La temprana irrupción de “Waahm!”, donde un cazabombardero dispara un cohete que estalla produciendo la onomatopeya del título, abrió el camino en 1963. “Hay muchas cosas útiles y vitales en el arte comercial –dijo cuando le preguntaron por el movimiento Pop– pero que eso no significa que aboguemos por la estupidez o el terrorismo”.
Versiones. Objetos banales, productos de consumo. Pero sobre todo, escenas de acción y rubias llorando. Esos fueron sus temas: la gama completa del efectismo y la adrenalina cuyo paradigma innegable es la infinita historieta norteamericana. Precisa, su pintura avanza con la potencia de los colores primarios y a veces, no siempre, exagera la técnica de puntos señalando un procedimiento y un origen. La violencia de la copia y el sondeo de lugares poco prestigiosos –el Pato Donald, una naturaleza muerta, el rostro melodramático de un personaje femenino– van un poco más allá como procedimiento genuino de producción de sentido precisamente porque sus copias no son exactas y sus apropiaciones fueron coherentes.
Festivo y lúdico, buscando síntesis, Lichtenstein saca elementos de los originales, subraya y descompone. ¿Qué pensaron los dibujantes de comics Irv Novick y Russ Heath, de los que Lichtenstein partió tantas veces, cuando vieron los precios a los que llegaban cuadros como “Torpedo... Los!” que se vendió en Christie´s por cinco millones y medio de dólares a fines de la década del 80? ¿Se indignaron, sonrieron con ironía, reconocieron que había, más allá del snobismo, una distancia innegable entre la revista de papel arrugado y la pared de un coleccionista de arte?
Pero el éxito no fue inmediato. Hubo resistencia. Se tildó Lichtenstein de impostor y pueril. La revista Life llegó a preguntarse si estaba frente al peor al peor artista de América. El giro conceptual le pesó y fue visto como un claustrofóbico obsesionado consigo mismo.

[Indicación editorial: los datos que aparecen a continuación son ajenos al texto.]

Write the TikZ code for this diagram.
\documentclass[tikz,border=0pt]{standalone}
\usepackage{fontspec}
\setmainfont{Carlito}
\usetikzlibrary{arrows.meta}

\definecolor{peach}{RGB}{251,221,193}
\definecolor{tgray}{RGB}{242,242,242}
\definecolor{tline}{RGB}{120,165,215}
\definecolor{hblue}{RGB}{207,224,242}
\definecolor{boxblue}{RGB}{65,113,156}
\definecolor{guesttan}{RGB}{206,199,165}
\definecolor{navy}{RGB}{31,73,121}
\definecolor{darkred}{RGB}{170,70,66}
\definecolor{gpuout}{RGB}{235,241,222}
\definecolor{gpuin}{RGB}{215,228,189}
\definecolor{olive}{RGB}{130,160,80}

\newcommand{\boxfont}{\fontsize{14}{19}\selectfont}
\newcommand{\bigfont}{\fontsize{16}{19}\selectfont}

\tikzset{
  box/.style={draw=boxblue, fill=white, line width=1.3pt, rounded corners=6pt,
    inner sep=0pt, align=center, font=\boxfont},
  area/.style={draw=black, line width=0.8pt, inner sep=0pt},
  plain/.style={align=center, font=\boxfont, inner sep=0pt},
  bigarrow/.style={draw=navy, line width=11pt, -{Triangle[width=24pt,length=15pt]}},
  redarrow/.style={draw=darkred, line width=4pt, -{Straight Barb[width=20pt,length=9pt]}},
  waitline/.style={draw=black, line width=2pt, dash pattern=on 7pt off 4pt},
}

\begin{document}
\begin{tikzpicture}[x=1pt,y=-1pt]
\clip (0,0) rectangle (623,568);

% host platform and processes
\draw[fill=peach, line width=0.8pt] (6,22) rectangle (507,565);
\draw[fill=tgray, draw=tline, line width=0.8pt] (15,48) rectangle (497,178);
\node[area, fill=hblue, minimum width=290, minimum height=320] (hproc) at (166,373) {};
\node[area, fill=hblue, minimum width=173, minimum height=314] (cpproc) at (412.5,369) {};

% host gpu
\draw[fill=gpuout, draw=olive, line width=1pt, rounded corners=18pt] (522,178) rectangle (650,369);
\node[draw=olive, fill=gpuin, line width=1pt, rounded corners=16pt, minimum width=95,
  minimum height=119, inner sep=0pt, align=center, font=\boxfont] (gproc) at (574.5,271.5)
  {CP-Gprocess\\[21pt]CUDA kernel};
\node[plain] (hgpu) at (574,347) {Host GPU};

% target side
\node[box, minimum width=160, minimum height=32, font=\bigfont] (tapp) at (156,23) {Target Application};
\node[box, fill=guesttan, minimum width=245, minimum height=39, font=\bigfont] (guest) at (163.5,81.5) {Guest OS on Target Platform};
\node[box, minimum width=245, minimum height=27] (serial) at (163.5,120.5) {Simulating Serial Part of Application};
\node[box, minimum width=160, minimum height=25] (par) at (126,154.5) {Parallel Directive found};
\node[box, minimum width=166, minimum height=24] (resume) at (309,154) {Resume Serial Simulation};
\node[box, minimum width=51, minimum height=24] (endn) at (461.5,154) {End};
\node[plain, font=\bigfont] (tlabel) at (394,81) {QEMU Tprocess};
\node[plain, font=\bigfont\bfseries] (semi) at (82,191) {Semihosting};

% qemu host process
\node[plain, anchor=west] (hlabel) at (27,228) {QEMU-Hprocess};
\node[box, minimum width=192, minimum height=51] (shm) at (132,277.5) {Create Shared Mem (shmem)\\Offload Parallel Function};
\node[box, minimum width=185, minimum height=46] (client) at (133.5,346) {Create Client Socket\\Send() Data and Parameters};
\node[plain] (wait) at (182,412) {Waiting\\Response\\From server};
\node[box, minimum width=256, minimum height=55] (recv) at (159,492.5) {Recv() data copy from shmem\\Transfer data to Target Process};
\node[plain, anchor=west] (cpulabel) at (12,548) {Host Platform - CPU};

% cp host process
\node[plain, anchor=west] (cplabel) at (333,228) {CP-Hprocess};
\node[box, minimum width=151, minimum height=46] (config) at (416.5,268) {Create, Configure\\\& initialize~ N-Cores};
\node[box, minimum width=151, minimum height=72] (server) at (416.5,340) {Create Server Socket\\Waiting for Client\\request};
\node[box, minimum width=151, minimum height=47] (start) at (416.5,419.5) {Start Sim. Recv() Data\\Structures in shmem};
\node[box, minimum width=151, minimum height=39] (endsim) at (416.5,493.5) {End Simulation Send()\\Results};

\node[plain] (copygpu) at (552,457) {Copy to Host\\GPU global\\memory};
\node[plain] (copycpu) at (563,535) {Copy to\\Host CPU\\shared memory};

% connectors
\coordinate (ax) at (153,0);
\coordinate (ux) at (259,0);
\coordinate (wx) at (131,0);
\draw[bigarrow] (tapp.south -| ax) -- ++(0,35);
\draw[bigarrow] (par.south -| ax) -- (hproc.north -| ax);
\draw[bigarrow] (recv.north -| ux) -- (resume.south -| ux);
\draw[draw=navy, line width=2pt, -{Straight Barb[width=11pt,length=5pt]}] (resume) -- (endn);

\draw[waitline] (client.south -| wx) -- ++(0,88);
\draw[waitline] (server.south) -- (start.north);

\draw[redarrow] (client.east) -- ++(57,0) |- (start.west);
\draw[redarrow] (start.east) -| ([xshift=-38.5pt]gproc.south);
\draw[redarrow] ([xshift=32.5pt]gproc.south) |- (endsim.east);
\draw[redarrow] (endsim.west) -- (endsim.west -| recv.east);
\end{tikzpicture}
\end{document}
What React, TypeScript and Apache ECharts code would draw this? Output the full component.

Por su parte, él aparecía poco, sobre todo si se lo compara con las performances nocturnas de Warhol. En una entrevista dijo que sus cuadros no tenía nada que ver con el “mirá en lo que nos convertimos”.
Hoy queda descartada la intención irónica, la denuncia o la simple provocación. Su convicción estética aparece cada vez más clara porque lo que hay es seducción. Y la que él sintió por el arte sutil de las diferencias y los desplazamientos de la mirada es opacada por la fascinación que sus obras ejercen sobre nosotros, apoyadas en el contundente poder libidinal de la cultura de masas que nos mira como un abismo.
Vitalidad. “De todos los misterios del arte moderno, el más enigmático es la metamorfosis de los dibujos animados” escribió Salvador Dalí en su ensayo De cómo Elvis Presley se convierte en un Roy Lichtenstein. Si reconocemos que hay enigma, el de Lichtestein es muy diferente al de Warhol. Y si el diálogo entre Duchamps y Warhol nunca queda del todo claro, Lichtenstein reconstruye un sensible ready-made al cuadrado porque los materiales que usa son arte, masivo pero arte al fin.
En su continuación de la consigna de vanguardia su voz le habla a Duchamps para tildarlo de moralista. Como si señalara que existe un después más ambiguo y narrativo que un simple mingitorio. Si los comics con los que trabajaba eran innegablemente argumentales, Lictenstein también cuenta otra historia. La épica o el erotismo, sí, pero enseguida, desde el fondo de su apropiación aparece el artista del siglo XX, presionado por la seducción irrefrenable que ejerce sobre él la cultura de masas.
En 1994, el Guggeheim le dedicó una retrospectiva completa. Murió en 1997 de una neumonía. Su obra, finalmente, es una no tan extraña forma de la felicidad. Y él vive, sospechoso Pierre Menard americano, en una esquina de Brooklyn mientras alguien espera, toma un café y hojea una revista que cuenta adulterios y explosiones.